■ **TASK OBJECTIVE**
Find the word "this" in the records below. List each line containing it.

■ **INFORMATION SUPPLIED**

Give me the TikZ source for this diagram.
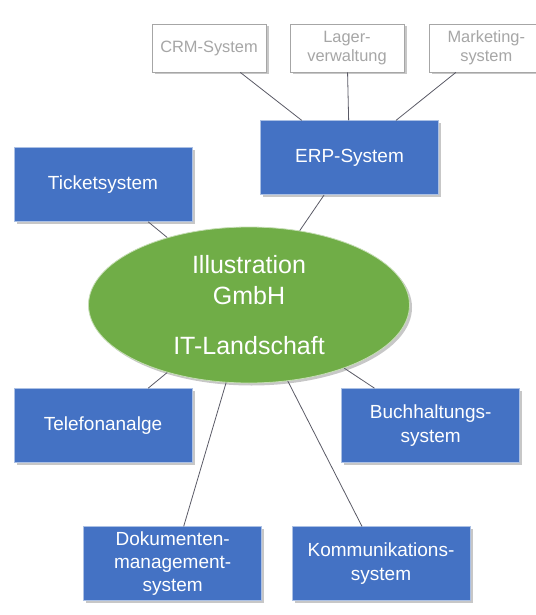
\documentclass[tikz,border=0pt]{standalone}
\usepackage{fontspec}
\setmainfont{Liberation Sans}
\usetikzlibrary{shapes.geometric,shadows}
\definecolor{boxblue}{HTML}{4472C4}
\definecolor{leafgreen}{HTML}{70AD47}
\definecolor{subgrey}{HTML}{A6A6A6}
\definecolor{linkgrey}{HTML}{5A5A66}

\begin{document}
\begin{tikzpicture}[x=1pt,y=-1pt,
  castshadow/.style={drop shadow={shadow xshift=2.5pt,shadow yshift=-2.5pt,fill=black,opacity=0.22}},
  sysbox/.style={rectangle, fill=boxblue, draw=white!55!boxblue, line width=0.6pt,
    minimum width=178pt, minimum height=74pt, inner sep=0pt, text=white,
    align=center, font=\fontsize{19}{23.3}\selectfont, castshadow},
  subbox/.style={rectangle, fill=white, draw=subgrey, line width=0.8pt,
    minimum width=114pt, minimum height=48pt, inner sep=0pt, text=subgrey,
    align=center, font=\fontsize{16.4}{19.4}\selectfont, castshadow},
  corenode/.style={ellipse, fill=leafgreen, draw=white!60!leafgreen, line width=0.8pt,
    minimum width=321pt, minimum height=156pt, inner sep=0pt, text=white,
    align=center, font=\fontsize{25}{31}\selectfont, castshadow},
  link/.style={draw=linkgrey, line width=0.8pt}]

\useasboundingbox (0,0) rectangle (535,615);

% central node
\node[corenode] (core) at (249,305) {Illustration\\GmbH\\[19pt]IT-Landschaft};

% ERP sub-systems
\node[subbox] (crm) at (209,48) {CRM-System};
\node[subbox] (lager) at (347,48) {Lager-\\verwaltung};
\node[subbox] (marketing) at (486.3,48) {Marketing-\\system};

% systems around the core
\node[sysbox] (erp) at (349.5,157.7) {ERP-System};
\node[sysbox] (ticket) at (103,184.5) {Ticketsystem};
\node[sysbox] (telefon) at (103,425.5) {Telefonanalge};
\node[sysbox] (buch) at (430.7,425.5) {Buchhaltungs-\\system};
\node[sysbox] (doku) at (172.7,563.7) {Dokumenten-\\management-\\system};
\node[sysbox] (komm) at (381,563.7) {Kommunikations-\\system};

% connectors
\draw[link] (crm) -- (erp);
\draw[link] (lager) -- (erp);
\draw[link] (marketing) -- (erp);
\draw[link] (erp) -- (core);
\draw[link] (ticket) -- (core);
\draw[link] (telefon) -- (core);
\draw[link] (buch) -- (core);
\draw[link] (doku) -- (core);
\draw[link] (komm) -- (core);
\end{tikzpicture}
\end{document}
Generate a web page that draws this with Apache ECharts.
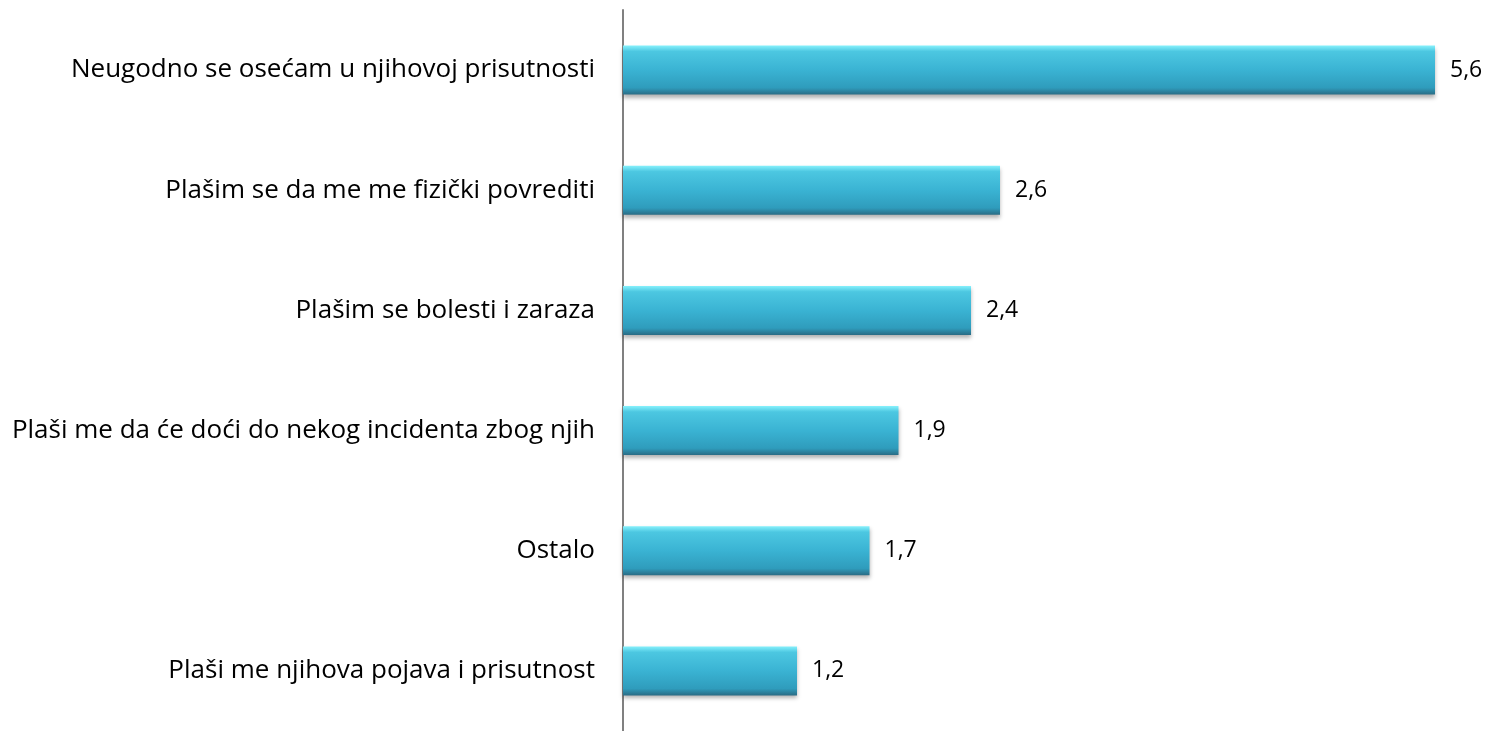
<!DOCTYPE html>
<html>
<head>
<meta charset="utf-8">
<script src="https://cdn.jsdelivr.net/npm/echarts@6/dist/echarts.min.js"></script>
<style>
  html, body { margin: 0; padding: 0; background: #fff; }
  #chart { width: 1493px; height: 731px; }
</style>
</head>
<body>
<div id="chart"></div>
<script>
  const categories = [
    'Neugodno se osećam u njihovoj prisutnosti',
    'Plašim se da me me fizički povrediti',
    'Plašim se bolesti i zaraza',
    'Plaši me da će doći do nekog incidenta zbog njih',
    'Ostalo',
    'Plaši me njihova pojava i prisutnost'
  ]
  const values = [5.6, 2.6, 2.4, 1.9, 1.7, 1.2]

  const chart = echarts.init(document.getElementById('chart'))

  const barColor = new echarts.graphic.LinearGradient(0, 0, 0, 1, [
    { offset: 0, color: '#86f1fc' },
    { offset: 0.12, color: '#4cc7e1' },
    { offset: 0.5, color: '#3ab3d3' },
    { offset: 0.86, color: '#2f9cbc' },
    { offset: 1, color: '#2a6c85' }
  ])

  const option = {
    animation: false,
    grid: { left: 623, right: 0, top: 10, bottom: 0 },
    xAxis: {
      type: 'value',
      min: 0,
      max: 6,
      show: false
    },
    yAxis: {
      type: 'category',
      data: categories,
      inverse: true,
      axisLine: { show: true, lineStyle: { color: '#808080', width: 2 } },
      axisTick: { show: false },
      axisLabel: {
        margin: 28,
        fontSize: 26,
        color: '#000',
        fontFamily: 'Open Sans'
      }
    },
    series: [
      {
        type: 'bar',
        data: values,
        barWidth: 49,
        itemStyle: {
          color: barColor,
          shadowColor: 'rgba(0,0,0,0.3)',
          shadowBlur: 4,
          shadowOffsetY: 3
        },
        label: {
          show: true,
          position: 'right',
          distance: 15,
          fontSize: 23,
          color: '#000',
          fontFamily: 'Open Sans',
          formatter: p => String(p.value).replace('.', ',')
        }
      }
    ]
  }

  chart.setOption(option)
</script>
</body>
</html>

■ **EXERCISE OUTPUT**
Give me the TikZ source for this diagram.
Generate a web page that draws this with Apache ECharts.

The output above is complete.